Rep. Judy Boyle’s (R-Midvale) House Joint Memorial 4 was up for a hearing this afternoon. ICL testified again in opposition, along with representatives of Idaho’s Native American Tribes. We shared our concern that the memorial questions the validity of “Indian treaties approved in the 19th century.” Not only is this offensive to sovereign Tribes, it ignores the US Constitution (See the Supremacy Clause), which is also written on a really old piece of paper. And one that legislators are sworn to uphold. The memorial passed on a party-line vote.
Looking forward to spring and lots more
Today is the first day of spring, and with it, hopefully some sunshine. Brighter days are ahead with your support and once the legislature heads home. Thank you for tuning in this session to ICL’s legislative updates, with any luck maybe next Monday’s update could be the last of the year!
It’s been a long and challenging 10 weeks. The legislature doesn’t take time off for Martin Luther King, Jr. nor for President’s Day and neither does ICL. Weekends are full of writing, analysis, research, and continued conversations with legislators. To say it’s grueling doesn’t quite capture it.
But this work is well worth it for what awaits me in wild Idaho.
I’m looking forward to packing away my ties and wingtips and dusting off my hiking boots to spend some time in Idaho’s outstanding public lands, enjoying abundant wildlife, clean water, and accessible public lands. The rivers, hot springs, and mountain vistas recharge my batteries, and I can’t wait!

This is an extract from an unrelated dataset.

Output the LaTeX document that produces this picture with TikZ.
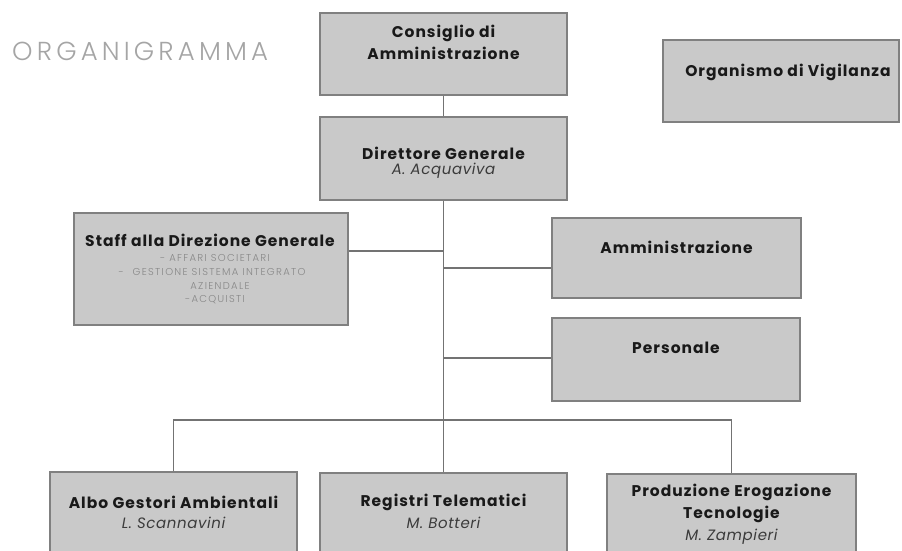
\documentclass[tikz,border=0pt]{standalone}
\usepackage{fontspec}
\setmainfont{Poppins}
\newfontfamily\lightfont{Poppins}[UprightFont={* Light}]
\definecolor{boxfill}{RGB}{201,201,201}
\definecolor{boxline}{RGB}{128,128,128}
\definecolor{conn}{RGB}{115,115,115}
\definecolor{titlegrey}{RGB}{165,165,165}
\definecolor{subgrey}{RGB}{135,135,135}
\definecolor{ink}{RGB}{25,25,25}
\tikzset{
  orgbox/.style={draw=boxline, fill=boxfill, line width=1.3pt, rectangle, inner sep=0pt},
  btitle/.style={font=\fontsize{15.5}{18}\selectfont\bfseries\addfontfeatures{LetterSpace=6.5}, text=ink, inner sep=0pt, anchor=center},
  iname/.style={font=\fontsize{15}{18}\selectfont\itshape\addfontfeatures{LetterSpace=4}, text=ink!85, inner sep=0pt, anchor=center},
  subitem/.style={font=\lightfont\fontsize{10}{12}\selectfont\addfontfeatures{LetterSpace=13}, text=subgrey, inner sep=0pt, anchor=center},
  link/.style={draw=conn, line width=1.2pt}
}
\begin{document}
\begin{tikzpicture}[x=1pt,y=-1pt]
\useasboundingbox (0,0) rectangle (902,551);
\clip (0,0) rectangle (902,551);
\fill[white] (0,0) rectangle (902,551);

% title
\node[font=\lightfont\fontsize{26}{30}\selectfont\addfontfeatures{LetterSpace=16}, text=titlegrey, anchor=west, inner sep=0pt] (title) at (12,51) {ORGANIGRAMMA};

% boxes
\node[orgbox, minimum width=247pt, minimum height=82pt] (cda) at (443.5,54) {};
\node[orgbox, minimum width=247pt, minimum height=83pt] (dg) at (443.5,158.5) {};
\node[orgbox, minimum width=236pt, minimum height=82pt] (odv) at (781,81) {};
\node[orgbox, minimum width=274pt, minimum height=112pt] (staff) at (211,269) {};
\node[orgbox, minimum width=249pt, minimum height=80pt] (amm) at (676.5,258) {};
\node[orgbox, minimum width=248pt, minimum height=83pt] (pers) at (676,359.5) {};
\node[orgbox, minimum width=247pt, minimum height=88pt] (albo) at (173.5,516) {};
\node[orgbox, minimum width=247pt, minimum height=87pt] (reg) at (443.5,516.5) {};
\node[orgbox, minimum width=249pt, minimum height=86pt] (prod) at (731.5,517) {};

% texts
\node[btitle] (cdaA) at (443.5,33) {Consiglio di};
\node[btitle] (cdaB) at (443.5,53) {Amministrazione};
\node[btitle] (dgA) at (443.5,153) {Direttore Generale};
\node[iname] (dgB) at (443.5,171) {A. Acquaviva};
\node[btitle] (odvA) at (788,72) {Organismo di Vigilanza};
\node[btitle] (staffA) at (210,240) {Staff alla Direzione Generale};
\node[subitem] (staffB) at (215,258) {- AFFARI SOCIETARI};
\node[subitem] (staffC) at (212,272) {-\hspace{9pt}GESTIONE SISTEMA INTEGRATO};
\node[subitem] (staffD) at (220,286) {AZIENDALE};
\node[subitem] (staffE) at (215,300) {-ACQUISTI};
\node[btitle] (ammA) at (676.5,247) {Amministrazione};
\node[btitle] (persA) at (676,348) {Personale};
\node[btitle] (alboA) at (173.5,502) {Albo Gestori Ambientali};
\node[iname] (alboB) at (173.5,523) {L. Scannavini};
\node[btitle] (regA) at (443.5,502) {Registri Telematici};
\node[iname] (regB) at (443.5,523) {M. Botteri};
\node[btitle] (prodA) at (731.5,492) {Produzione Erogazione};
\node[btitle] (prodB) at (731.5,514.5) {Tecnologie};
\node[iname] (prodC) at (731.5,537) {M. Zampieri};

% connectors
\coordinate (tS) at (443.5,251);
\coordinate (tA) at (443.5,268);
\coordinate (tP) at (443.5,358);
\coordinate (bus) at (443.5,420);
\draw[link] (cda.south) -- (dg.north);
\draw[link] (dg.south) -- (reg.north);
\draw[link] (tS) -- (tS -| staff.east);
\draw[link] (tA) -- (tA -| amm.west);
\draw[link] (tP) -- (tP -| pers.west);
\draw[link] (albo.north) -- (albo.north |- bus) -- (prod.north |- bus) -- (prod.north);
\end{tikzpicture}
\end{document}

While I’m out and about, I’ll also be looking forward to celebrating ICL’s 50 years of success with staff, members, and new supporters.. Keep an eye out for upcoming ICL 50th Anniversary Events at Redfish Lake, Ketchum, McCall, Sandpoint, Boise, Idaho Falls, Pocatello, Driggs and more!
I’m also excited about the start of the 2024 Idaho Legislative Session, where ICL will continue to represent the values we all hold dear…protecting the air you breathe, the water you drink, and the lands and wildlife you love. We’ve done it for 50 years. And we intend to do it for 50 more.
Here’s to ICL’s 51st legislative session, where ICL will once again serve as Your Voice for Conservation, it’s only 294 days away! Will you join us?
…and to answer your question: No, I don’t know how I do it? But I do know why!
Tie of the Week: For the bears
Bears are emerging from hibernation across the state. This session, ICL responded to legislative threats to these amazing animals in captivity and in the wilds of Idaho. With no breeding populations in Central Idaho, and teetering populations in North Idaho’s Panhandle, we’ll continue to advocate for grizzly bears, and all the other species that make Idaho unique.